17 May 2024, Friday of the 7th week of Easter

Acts 25, 13-21; John 21, 15-19

Homily

During the last Passover that Jesus celebrated with his disciples, Peter, with his usual ardour, declared himself ready to follow him to the end, even to death. Jesus replied: "Peter, the cock will not crow today before you deny three times that you know me". And, in fact, a few hours later Peter denied Jesus three times and, meeting Jesus' gaze, he went out and wept bitterly.

In one of his last appearances after his resurrection - the one recounted in the Gospel passage we have just read - Jesus did not reproach Peter, but, in a sublime gesture, called on him to affirm three times: "You know very well that I love you", thus erasing, as it were, his threefold denial. This deep love for Jesus is Peter's true nature, whereas his denial had been no more than a passing lapse. It is to this true Peter that Jesus entrusts his Church.

And when the risen Jesus, after passing through death, says to Peter: "Follow me", both Peter and Jesus know that this is an invitation to go through the same paschal mystery. It was in Rome that Peter gave his final testimony.

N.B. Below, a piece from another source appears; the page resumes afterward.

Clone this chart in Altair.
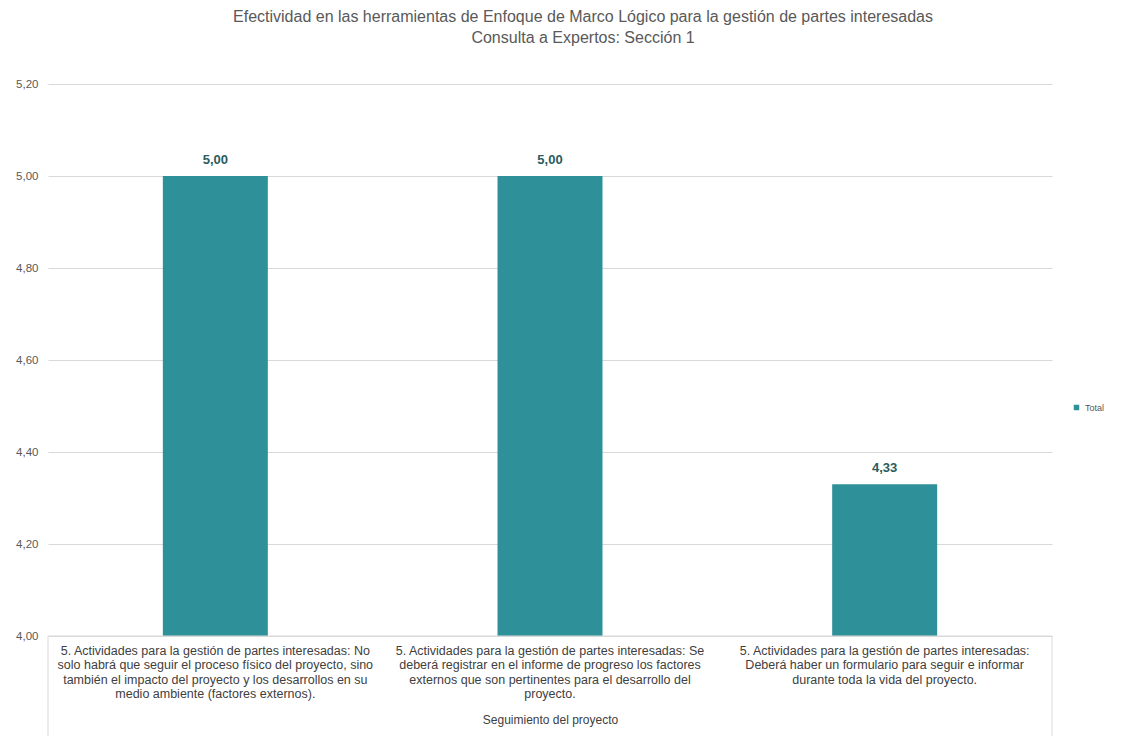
import altair as alt
import pandas as pd

categories = [
    "5. Actividades para la gestión de partes interesadas: No|solo habrá que seguir el proceso físico del proyecto, sino|también el impacto del proyecto y los desarrollos en su|medio ambiente (factores externos).",
    "5. Actividades para la gestión de partes interesadas: Se|deberá registrar en el informe de progreso los factores|externos que son pertinentes para el desarrollo del|proyecto.",
    "5. Actividades para la gestión de partes interesadas:|Deberá haber un formulario para seguir e informar|durante toda la vida del proyecto.",
]
values = [5.00, 5.00, 4.33]
value_labels = ["5,00", "5,00", "4,33"]
series = ["Total", "Total", "Total"]
y_ticks = [4.0, 4.2, 4.4, 4.6, 4.8, 5.0, 5.2]

df = pd.DataFrame({"cat": categories, "val": values, "lab": value_labels, "serie": series})

W, H = 1004, 552
FONT = "Liberation Sans"
BAR = "#2E9199"

x_enc = alt.X(
    "cat:N", sort=None,
    scale=alt.Scale(paddingInner=0, paddingOuter=0),
    axis=alt.Axis(
        title="Seguimiento del proyecto",
        labelExpr="split(datum.label, '|')",
        labelAngle=0, labelAlign="center", labelBaseline="top",
        labelFontSize=12.5, labelLineHeight=14.5, labelPadding=8,
        labelColor="#404040", labelFont=FONT, labelLimit=0,
        titleFont=FONT, titleFontSize=12, titleFontWeight="normal",
        titleColor="#404040", titlePadding=14,
        ticks=False, domain=False, grid=False,
    ),
)
y_enc = alt.Y(
    "val:Q",
    scale=alt.Scale(domain=[4.0, 5.2], nice=False, zero=False),
    axis=alt.Axis(
        title=None, values=y_ticks,
        labelExpr="replace(format(datum.value, '.2f'), '.', ',')",
        labelFontSize=11.5, labelColor="#595959", labelFont=FONT, labelPadding=10,
        ticks=False, domain=False, gridColor="#d9d9d9", gridWidth=1,
    ),
)

bars = alt.Chart(df).mark_bar(size=105, clip=True).encode(
    x=x_enc, y=y_enc,
    color=alt.Color(
        "serie:N",
        scale=alt.Scale(domain=["Total"], range=[BAR]),
        legend=alt.Legend(
            title=None, orient="none", legendX=1024, legendY=319,
            symbolType="square", symbolSize=30, labelFontSize=9,
            labelColor="#595959", labelFont=FONT, symbolStrokeWidth=0,
        ),
    ),
)

texts = alt.Chart(df).mark_text(
    dy=-9, baseline="bottom", fontWeight="bold", fontSize=13,
    color="#2A5C60", font=FONT,
).encode(x=alt.X("cat:N", sort=None), y="val:Q", text="lab:N")

label_box = alt.Chart(pd.DataFrame({"k": [0]})).mark_rect(
    fillOpacity=0, stroke="#d9d9d9", strokeWidth=1
).encode(
    x=alt.value(0), x2=alt.value(W), y=alt.value(H), y2=alt.value(H + 120)
)

chart = alt.layer(bars, texts, label_box).properties(
    width=W, height=H,
    background="white",
    autosize=alt.AutoSizeParams(type="none"),
    padding={"left": 48, "top": 84, "right": 89, "bottom": 100},
    title=alt.TitleParams(
        text=["Efectividad en las herramientas de Enfoque de Marco Lógico para la gestión de partes interesadas",
              "Consulta a Expertos: Sección 1"],
        anchor="middle", fontSize=16, font=FONT, fontWeight="normal",
        color="#595959", offset=32, dx=33, lineHeight=21,
    ),
).configure_view(stroke="transparent", strokeWidth=0)

chart.save("out.html", embed_options={"renderer": "svg", "actions": False})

The first reading of today's Mass shows us how Paul, the apostle to the Gentiles, is also approaching his final witness. Caught, like Jesus, between the Jewish authorities who wanted him dead but did not have the authority to impose death on him, and the Roman authorities who recognised his innocence but did not want to displease the Jews, Paul, using his rights as a Roman citizen, appealed to the emperor. He was therefore taken to Rome to appear before the emperor in Rome. It was there that he died, like Peter, a few years later.

In Saint Peter's Square in Rome, you can still see the two very large statues of these two pillars of the Church, whose liturgical feast we will be celebrating together in a month's time. Among our ancestors in the faith, they are the two giants.